▶ [DIRECTION]: Find every line with the word "that" and report how many there are, without any other text.

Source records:
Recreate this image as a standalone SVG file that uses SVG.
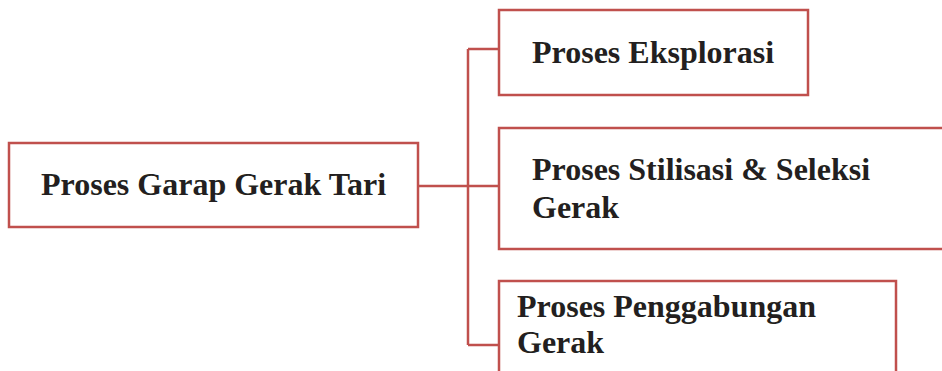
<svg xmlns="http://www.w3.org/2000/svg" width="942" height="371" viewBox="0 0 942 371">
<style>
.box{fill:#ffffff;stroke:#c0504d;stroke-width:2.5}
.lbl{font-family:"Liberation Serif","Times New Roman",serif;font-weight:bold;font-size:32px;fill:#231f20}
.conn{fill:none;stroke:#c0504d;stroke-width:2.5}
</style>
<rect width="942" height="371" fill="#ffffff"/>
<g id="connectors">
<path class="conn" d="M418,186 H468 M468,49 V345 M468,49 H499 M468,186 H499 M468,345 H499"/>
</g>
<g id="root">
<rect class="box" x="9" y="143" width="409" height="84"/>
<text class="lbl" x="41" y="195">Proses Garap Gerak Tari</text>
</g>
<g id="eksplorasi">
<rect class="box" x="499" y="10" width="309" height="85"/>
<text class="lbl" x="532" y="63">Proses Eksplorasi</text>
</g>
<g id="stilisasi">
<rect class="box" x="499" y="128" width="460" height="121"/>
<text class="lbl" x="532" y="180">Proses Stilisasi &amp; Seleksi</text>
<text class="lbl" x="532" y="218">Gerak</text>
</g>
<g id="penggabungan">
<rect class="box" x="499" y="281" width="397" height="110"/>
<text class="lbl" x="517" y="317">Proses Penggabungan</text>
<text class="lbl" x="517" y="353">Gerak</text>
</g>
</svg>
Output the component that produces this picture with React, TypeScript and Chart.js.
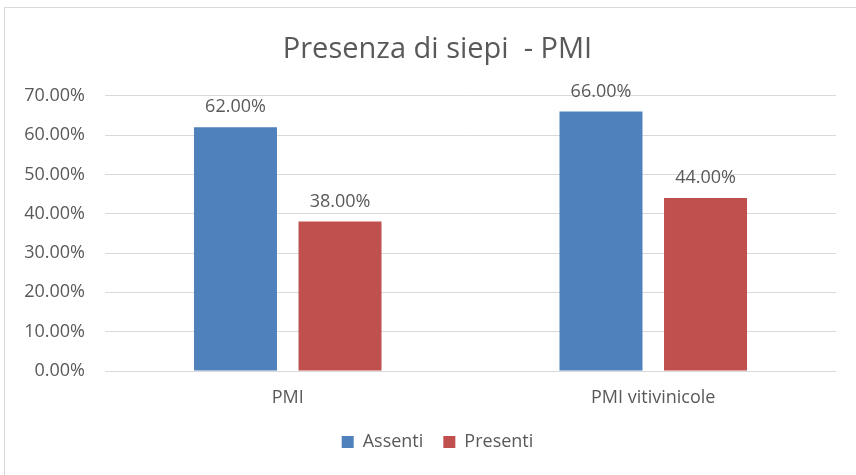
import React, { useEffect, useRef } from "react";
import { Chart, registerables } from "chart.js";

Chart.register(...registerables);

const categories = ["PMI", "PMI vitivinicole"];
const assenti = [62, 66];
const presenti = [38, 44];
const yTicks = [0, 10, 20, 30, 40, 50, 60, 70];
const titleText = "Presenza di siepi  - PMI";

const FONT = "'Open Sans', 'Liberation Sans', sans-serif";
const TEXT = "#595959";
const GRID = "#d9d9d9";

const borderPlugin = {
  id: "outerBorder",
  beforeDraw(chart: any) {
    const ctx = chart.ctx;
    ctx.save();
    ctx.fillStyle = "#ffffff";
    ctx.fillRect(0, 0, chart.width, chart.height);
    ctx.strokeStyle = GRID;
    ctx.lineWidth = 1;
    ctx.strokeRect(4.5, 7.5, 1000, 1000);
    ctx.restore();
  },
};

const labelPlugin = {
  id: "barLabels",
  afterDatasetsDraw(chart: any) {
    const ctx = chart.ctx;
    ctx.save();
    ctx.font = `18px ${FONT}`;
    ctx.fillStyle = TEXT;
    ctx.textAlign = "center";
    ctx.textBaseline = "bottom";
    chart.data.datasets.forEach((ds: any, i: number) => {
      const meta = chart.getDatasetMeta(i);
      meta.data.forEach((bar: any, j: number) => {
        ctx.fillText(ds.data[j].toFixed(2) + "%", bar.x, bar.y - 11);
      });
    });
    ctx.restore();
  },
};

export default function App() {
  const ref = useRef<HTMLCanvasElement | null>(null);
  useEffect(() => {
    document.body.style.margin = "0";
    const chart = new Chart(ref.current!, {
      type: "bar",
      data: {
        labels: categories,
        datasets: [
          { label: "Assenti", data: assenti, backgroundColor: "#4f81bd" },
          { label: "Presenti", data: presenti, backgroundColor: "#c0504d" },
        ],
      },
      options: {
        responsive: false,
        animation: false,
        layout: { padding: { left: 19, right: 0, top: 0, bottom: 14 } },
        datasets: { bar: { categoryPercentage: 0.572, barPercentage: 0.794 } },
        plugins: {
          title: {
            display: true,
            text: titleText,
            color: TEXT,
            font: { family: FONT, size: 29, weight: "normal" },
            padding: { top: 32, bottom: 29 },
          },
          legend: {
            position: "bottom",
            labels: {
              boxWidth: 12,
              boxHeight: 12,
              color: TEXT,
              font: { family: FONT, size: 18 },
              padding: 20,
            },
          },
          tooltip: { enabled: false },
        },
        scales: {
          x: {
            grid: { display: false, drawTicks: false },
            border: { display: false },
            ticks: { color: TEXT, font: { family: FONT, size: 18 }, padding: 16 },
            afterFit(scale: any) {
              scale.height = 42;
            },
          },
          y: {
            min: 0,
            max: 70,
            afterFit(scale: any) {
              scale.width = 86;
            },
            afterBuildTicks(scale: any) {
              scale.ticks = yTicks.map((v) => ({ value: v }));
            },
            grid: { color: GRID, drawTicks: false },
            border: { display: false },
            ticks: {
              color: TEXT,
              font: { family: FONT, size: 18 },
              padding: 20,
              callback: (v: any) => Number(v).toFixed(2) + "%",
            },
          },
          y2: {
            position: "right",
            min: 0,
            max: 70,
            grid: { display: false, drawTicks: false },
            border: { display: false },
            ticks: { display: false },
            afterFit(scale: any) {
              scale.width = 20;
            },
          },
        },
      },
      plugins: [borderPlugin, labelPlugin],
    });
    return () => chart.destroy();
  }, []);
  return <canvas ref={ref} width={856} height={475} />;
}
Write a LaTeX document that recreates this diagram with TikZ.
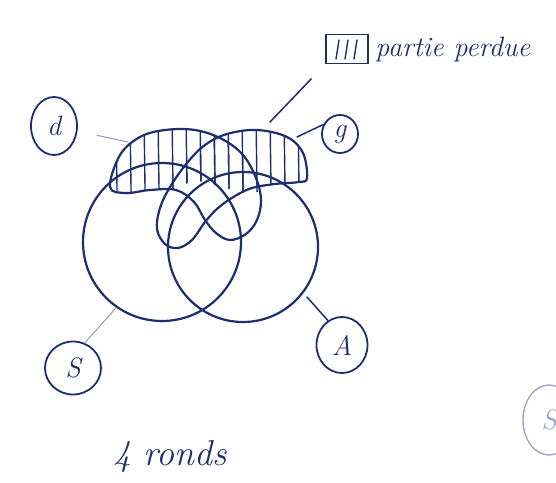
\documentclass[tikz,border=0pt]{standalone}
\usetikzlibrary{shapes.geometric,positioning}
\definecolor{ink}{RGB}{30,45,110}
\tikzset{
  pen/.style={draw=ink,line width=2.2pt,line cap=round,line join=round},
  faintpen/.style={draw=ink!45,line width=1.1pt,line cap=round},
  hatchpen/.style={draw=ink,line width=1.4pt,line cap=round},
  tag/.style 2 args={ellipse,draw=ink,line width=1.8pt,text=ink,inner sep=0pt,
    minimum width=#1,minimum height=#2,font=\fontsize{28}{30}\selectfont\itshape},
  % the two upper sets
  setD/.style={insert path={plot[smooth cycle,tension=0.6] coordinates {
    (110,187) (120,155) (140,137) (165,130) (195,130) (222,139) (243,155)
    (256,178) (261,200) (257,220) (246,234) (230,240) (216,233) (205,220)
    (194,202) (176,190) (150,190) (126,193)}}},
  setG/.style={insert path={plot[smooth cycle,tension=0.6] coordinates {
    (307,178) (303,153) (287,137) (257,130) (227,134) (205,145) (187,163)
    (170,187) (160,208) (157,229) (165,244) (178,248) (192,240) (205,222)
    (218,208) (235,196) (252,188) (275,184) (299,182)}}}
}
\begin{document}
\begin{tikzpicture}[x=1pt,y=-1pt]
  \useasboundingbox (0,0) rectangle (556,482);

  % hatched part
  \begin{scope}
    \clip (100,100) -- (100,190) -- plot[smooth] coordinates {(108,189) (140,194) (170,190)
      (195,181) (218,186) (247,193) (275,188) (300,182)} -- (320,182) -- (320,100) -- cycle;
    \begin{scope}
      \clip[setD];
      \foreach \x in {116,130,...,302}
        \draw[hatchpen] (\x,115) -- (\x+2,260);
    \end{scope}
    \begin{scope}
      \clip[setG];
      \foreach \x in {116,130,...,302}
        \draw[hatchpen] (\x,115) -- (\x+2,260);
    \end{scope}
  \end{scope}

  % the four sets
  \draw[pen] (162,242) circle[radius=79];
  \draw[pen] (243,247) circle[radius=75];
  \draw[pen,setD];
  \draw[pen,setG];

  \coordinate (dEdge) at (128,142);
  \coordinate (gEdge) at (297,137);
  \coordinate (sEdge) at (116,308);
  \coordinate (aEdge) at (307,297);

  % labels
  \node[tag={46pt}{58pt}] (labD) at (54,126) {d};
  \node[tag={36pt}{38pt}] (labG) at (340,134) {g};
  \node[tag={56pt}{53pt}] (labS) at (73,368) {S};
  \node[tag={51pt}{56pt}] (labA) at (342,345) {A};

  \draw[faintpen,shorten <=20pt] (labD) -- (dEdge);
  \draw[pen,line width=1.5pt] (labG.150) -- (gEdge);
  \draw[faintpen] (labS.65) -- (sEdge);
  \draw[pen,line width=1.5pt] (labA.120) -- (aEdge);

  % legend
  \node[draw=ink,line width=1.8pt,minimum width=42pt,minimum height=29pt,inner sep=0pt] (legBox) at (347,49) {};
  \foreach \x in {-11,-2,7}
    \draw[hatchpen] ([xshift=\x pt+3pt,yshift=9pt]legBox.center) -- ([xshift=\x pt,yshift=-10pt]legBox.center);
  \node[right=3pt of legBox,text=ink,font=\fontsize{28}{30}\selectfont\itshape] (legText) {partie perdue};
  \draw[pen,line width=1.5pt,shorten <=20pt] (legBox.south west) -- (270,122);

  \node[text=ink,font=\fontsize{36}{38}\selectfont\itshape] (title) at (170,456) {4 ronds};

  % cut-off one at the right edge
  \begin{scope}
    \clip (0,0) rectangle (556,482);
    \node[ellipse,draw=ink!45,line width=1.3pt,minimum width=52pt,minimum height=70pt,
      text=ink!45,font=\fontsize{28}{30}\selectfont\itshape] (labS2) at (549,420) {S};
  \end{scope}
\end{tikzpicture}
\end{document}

▶ [SOLUTION TO THIS EXERCISE]: 3